Purpose and Proper Use of an Entrepreneurial Informational Interview

Informational interviews have grown in popularity over the last few years. This can be attributed to the fact that employers are understanding the importance of getting to know the employee past the surface level and truly understanding how the individuals think, what drives them and their work ethic. Along with informational interviews in general, several sub categories have also developed, including entrepreneurial informational interviewing. This form of interview serves a specific purpose for a certain type of worker. Check out a breakdown of this specific type of interview and how both parties can effectively utilize it.

Informational Interviewing

The informational interview in general is somewhat similar to a traditional interview; however it has its own unique elements. Many of the same general inquiries are asked initially, such as “Tell me about yourself,” as well as questions that would evaluate the individual’s knowledge of both the company and position. Along the way, informational questions are also scattered in. These questions tend to be both situational and unique. No two interviewees will answer these questions exactly the same. However, there are a few things that the interviewer should look for:

  • Intelligible answers
  • Clear thought patterns
  • Supporting examples
  • Consistency (between related answers)

Just as interviewers should look for these aspects in an answer, interviewees should make sure that they incorporate these things in their response. A well-crafted answer should also include the individuals’ education, skills, and character traits that relate to the position that is being applied for.

Entrepreneurial Informational Interviewing

In positions where companies are looking to hire or contract entrepreneurs, entrepreneurial informational interviewing may be used. This process incorporates all of the aforementioned elements, but also adds in an entrepreneurial-focused line of questioning. Some common questions that may be asked include:

  • How did you come up with the idea for your business?

    • How many hours a week do you work?
    • Walk me through your typical day.
    • Have you gained any profit from your company?
  • What advice would you give to individuals planning to start their own business?

    • How do you define success?

    This line of questioning proves to be beneficial for both the interviewer and interviewee. When working with entrepreneurs, employers are not usually looking for the traditional worker. As such, the relationship can be compared to more of a business-to-business relationship rather than an employer-employee relationship. Therefore, the parties will want to have a clear understanding of what is being offered and what will be expected on both ends. This form of interviewing helps to accomplish just that.

    How to Use It

    When performing this type of interview, an interviewer should take some time to compile a list of questions to ask. These questions should incorporate some of the common entrepreneurial informational questions as mentioned above, as well as those related specifically to the task that the company is hiring for. The interviewer should make sure that the list is varied and covers a wide range of related topics. When conducted the interview, the individual should let the line of questioning be fluid by making inquiries that coincide with the answers that the candidate gives, when possible.

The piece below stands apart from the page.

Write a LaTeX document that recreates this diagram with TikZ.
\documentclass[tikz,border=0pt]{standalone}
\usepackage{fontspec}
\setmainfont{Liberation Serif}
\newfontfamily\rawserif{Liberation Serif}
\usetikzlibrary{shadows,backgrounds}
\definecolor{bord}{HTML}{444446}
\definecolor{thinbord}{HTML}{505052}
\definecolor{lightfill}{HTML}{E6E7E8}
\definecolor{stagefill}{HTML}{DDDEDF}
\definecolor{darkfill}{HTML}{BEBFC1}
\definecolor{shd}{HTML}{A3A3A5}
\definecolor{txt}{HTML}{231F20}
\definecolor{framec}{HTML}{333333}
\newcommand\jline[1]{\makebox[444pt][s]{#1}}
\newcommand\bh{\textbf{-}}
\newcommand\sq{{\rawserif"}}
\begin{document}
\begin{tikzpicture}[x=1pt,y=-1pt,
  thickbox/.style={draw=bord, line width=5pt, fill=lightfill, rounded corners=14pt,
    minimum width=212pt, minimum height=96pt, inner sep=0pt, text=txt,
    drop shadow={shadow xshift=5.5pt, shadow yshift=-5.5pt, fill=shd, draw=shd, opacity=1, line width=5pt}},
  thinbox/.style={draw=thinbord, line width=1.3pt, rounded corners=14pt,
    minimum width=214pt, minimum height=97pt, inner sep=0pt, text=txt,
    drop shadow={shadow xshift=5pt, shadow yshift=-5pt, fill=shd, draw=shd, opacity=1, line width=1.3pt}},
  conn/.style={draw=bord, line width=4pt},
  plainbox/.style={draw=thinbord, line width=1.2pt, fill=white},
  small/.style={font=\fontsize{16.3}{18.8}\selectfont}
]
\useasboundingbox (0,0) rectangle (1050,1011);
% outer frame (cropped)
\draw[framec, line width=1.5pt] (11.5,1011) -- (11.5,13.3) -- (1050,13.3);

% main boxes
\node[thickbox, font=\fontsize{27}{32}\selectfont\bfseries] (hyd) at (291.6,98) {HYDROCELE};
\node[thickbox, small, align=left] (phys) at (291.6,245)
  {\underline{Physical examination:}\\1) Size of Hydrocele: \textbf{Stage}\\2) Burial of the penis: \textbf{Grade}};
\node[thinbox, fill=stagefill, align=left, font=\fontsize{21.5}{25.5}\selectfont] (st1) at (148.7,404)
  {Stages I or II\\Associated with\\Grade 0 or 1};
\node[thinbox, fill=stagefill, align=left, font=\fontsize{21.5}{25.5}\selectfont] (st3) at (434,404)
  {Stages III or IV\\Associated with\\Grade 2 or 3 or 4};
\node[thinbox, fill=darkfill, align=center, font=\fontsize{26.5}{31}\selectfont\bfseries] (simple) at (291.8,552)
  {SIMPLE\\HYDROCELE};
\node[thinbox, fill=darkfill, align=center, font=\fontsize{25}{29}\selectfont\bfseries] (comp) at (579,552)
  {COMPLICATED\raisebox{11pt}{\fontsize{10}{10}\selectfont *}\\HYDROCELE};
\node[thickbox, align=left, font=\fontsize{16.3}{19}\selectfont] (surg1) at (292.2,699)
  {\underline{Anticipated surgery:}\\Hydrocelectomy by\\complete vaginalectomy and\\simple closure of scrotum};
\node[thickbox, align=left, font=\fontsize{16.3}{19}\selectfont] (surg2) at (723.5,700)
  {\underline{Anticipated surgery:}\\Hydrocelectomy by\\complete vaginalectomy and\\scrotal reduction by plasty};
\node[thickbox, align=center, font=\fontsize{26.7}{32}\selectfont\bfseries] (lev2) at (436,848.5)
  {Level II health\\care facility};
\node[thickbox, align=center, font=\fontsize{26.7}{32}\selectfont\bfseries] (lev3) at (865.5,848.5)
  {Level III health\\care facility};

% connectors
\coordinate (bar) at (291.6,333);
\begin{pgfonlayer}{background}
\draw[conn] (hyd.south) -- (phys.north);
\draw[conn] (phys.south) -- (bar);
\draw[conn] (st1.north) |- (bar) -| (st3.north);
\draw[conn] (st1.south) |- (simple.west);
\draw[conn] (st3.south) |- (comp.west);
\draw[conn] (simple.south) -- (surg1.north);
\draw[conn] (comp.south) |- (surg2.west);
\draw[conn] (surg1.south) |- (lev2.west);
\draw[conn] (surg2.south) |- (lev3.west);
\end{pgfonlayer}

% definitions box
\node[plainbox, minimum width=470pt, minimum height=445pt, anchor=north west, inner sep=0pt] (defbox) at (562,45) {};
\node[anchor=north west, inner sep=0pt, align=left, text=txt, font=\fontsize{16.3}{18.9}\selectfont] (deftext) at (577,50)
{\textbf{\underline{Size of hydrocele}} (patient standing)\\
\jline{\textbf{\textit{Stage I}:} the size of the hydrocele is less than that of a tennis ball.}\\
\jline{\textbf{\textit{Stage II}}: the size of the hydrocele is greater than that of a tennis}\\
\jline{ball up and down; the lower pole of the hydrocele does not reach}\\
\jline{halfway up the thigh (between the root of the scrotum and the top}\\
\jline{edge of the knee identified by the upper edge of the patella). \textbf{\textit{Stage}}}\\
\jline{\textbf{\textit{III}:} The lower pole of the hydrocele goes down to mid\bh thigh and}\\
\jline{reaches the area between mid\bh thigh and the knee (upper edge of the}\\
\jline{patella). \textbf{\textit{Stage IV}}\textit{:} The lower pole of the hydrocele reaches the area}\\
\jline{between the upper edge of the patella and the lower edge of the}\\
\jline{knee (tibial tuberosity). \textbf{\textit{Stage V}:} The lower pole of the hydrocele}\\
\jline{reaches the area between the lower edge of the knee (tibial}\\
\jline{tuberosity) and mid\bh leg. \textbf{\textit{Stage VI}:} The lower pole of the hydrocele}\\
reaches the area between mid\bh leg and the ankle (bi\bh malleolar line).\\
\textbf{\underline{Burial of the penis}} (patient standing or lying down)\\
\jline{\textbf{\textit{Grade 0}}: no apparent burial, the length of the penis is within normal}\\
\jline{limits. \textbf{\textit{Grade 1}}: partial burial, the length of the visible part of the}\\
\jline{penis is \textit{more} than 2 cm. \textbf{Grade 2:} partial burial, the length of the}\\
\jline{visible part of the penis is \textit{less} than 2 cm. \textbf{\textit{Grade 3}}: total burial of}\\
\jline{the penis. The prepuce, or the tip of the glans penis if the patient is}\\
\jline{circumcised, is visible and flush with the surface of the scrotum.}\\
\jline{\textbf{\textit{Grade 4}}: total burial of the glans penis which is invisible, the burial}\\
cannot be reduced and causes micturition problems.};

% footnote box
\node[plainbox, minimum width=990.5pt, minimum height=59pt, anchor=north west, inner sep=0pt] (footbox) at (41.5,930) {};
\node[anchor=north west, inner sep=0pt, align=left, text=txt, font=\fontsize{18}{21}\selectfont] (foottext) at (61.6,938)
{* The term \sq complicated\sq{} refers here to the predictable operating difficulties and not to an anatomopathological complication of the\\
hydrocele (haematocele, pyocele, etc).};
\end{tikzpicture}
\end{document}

    Interviewees should be prepared to answer informational questions that they will most likely face. Similar to the interviewer, they should compile a list of common questions and develop intelligible answers ahead of time. Also, interviewees should use this type of interview to not only market themselves as proper candidates, but they should also use them to evaluate the company culture. Granted, a prepared interviewee will have conducted research on the company and position ahead of time. However, there are some aspects of a company that are better evaluated in person. When given the opportunity, they should ask follow up questions at the end of their answers to see if their mindset truly matches that of the company.

    In today’s job market, there are more opportunities where employers are seeking entrepreneurial-minded employees and contractors. In properly selecting these individuals, interviewers must conduct their interviews a bit different. Utilizing entrepreneurial informational interviewing is a great way to do just that. On the other hand, those seeking entrepreneurial type positions should be knowledgeable of this type of interview style and form of questioning, and prepare themselves so that they can make the best impression possible. By understanding the aforementioned information and hints, both the interviewer and interviewee can be prepared for a successful interview.